* The task *
Filter the entries below, keeping only lines with the word "chart".

[Stored items]
○ ○ ○ ○ ○
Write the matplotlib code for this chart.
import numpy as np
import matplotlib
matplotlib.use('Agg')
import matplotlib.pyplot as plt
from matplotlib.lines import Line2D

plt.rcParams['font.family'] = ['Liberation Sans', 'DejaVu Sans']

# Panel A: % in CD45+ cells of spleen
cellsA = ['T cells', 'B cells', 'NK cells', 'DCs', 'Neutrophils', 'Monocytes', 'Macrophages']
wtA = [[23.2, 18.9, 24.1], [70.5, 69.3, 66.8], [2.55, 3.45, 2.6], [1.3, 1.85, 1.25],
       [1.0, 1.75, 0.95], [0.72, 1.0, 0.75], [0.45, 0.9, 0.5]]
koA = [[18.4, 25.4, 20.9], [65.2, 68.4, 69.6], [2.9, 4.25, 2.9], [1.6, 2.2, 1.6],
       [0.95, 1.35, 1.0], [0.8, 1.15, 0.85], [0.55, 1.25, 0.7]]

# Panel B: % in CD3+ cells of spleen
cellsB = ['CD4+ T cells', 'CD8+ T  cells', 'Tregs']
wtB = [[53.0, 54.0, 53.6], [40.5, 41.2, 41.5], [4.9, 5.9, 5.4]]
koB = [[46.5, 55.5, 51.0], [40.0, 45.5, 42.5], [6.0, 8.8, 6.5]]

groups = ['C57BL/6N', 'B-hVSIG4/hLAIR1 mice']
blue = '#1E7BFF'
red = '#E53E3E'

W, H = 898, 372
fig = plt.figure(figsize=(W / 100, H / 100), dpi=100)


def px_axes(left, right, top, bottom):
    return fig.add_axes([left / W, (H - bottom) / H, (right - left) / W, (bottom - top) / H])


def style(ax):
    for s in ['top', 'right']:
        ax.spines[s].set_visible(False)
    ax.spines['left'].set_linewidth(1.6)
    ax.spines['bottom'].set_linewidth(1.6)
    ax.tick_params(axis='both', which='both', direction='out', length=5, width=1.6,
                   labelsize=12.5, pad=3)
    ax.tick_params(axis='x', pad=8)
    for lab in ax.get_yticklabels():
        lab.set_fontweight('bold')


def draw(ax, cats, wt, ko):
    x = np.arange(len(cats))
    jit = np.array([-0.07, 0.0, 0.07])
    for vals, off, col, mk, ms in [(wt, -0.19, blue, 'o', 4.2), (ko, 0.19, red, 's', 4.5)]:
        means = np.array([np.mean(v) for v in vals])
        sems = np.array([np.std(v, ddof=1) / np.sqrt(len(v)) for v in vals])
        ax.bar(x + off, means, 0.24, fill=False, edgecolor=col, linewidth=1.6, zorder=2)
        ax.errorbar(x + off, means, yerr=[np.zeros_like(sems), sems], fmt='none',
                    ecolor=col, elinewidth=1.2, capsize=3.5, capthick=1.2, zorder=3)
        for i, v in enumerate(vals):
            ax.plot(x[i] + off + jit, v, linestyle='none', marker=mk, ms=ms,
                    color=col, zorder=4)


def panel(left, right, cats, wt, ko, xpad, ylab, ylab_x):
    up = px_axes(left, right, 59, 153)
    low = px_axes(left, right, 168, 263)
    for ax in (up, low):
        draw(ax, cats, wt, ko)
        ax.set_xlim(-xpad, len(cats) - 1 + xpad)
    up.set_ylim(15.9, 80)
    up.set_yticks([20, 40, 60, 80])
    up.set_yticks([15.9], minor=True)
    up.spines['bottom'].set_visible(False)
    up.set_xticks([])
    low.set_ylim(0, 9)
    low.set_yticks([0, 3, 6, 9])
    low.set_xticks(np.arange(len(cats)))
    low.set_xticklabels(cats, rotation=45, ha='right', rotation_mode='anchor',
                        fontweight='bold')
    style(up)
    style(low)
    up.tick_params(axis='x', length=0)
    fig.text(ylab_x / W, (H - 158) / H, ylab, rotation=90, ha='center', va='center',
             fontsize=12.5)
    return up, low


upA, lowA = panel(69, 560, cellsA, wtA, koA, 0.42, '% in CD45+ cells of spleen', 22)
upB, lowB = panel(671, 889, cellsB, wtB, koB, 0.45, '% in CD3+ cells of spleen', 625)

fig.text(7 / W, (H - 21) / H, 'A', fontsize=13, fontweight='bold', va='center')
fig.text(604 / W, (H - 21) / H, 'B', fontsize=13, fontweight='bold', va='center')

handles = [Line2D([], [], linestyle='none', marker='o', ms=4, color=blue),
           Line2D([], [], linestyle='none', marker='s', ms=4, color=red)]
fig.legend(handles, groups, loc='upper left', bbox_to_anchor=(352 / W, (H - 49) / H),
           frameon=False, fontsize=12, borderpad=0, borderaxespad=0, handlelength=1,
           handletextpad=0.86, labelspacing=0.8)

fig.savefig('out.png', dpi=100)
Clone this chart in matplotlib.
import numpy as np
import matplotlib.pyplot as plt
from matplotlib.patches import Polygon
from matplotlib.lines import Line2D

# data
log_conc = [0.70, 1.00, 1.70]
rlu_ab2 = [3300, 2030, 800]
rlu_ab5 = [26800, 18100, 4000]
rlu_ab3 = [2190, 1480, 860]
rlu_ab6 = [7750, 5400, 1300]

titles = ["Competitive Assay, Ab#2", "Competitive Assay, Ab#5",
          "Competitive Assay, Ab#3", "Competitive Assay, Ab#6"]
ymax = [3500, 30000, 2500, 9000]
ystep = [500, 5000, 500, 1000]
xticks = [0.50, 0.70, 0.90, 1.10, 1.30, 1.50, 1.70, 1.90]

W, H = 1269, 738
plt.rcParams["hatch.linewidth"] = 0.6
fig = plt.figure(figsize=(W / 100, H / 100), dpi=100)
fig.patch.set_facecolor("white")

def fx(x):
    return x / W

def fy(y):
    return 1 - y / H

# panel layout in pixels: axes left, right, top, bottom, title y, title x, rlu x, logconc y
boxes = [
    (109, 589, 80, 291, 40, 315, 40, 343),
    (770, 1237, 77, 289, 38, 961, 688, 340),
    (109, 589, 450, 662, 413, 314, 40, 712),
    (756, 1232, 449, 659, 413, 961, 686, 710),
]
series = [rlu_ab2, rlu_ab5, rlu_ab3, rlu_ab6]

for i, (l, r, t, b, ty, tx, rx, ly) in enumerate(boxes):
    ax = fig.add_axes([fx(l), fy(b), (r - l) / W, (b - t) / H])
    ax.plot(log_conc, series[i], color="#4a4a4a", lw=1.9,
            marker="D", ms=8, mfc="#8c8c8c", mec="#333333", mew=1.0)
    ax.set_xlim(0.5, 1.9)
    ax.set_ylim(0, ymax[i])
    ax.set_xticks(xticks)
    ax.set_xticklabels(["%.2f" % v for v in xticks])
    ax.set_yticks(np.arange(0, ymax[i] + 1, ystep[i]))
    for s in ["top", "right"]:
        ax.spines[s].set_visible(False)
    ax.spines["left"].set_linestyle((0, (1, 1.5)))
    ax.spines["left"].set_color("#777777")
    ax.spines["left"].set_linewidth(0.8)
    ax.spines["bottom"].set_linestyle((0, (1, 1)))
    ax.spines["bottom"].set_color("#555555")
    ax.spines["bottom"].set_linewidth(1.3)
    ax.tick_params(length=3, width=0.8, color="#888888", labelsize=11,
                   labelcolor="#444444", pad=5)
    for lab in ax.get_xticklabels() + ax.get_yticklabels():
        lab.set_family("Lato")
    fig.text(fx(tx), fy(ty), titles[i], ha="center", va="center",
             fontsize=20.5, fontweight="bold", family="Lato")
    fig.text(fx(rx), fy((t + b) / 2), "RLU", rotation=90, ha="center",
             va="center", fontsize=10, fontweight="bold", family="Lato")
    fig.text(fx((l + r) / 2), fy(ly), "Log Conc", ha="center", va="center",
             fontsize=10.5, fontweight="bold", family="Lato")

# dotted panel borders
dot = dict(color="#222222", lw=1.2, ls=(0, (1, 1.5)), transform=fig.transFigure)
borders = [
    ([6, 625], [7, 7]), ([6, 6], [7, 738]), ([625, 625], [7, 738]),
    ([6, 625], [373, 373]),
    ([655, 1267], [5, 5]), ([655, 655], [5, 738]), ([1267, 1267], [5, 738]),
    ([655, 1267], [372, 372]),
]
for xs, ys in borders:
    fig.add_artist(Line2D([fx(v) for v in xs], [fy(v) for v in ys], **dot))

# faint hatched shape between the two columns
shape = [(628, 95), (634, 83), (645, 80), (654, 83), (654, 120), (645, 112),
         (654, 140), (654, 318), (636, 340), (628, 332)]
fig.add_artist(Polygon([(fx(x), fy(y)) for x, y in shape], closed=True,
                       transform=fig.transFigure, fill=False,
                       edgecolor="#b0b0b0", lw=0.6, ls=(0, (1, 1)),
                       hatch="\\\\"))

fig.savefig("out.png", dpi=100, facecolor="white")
○ ○ ○ ○ ○
* Task result *
Write the matplotlib code for this chart.
Clone this chart in matplotlib.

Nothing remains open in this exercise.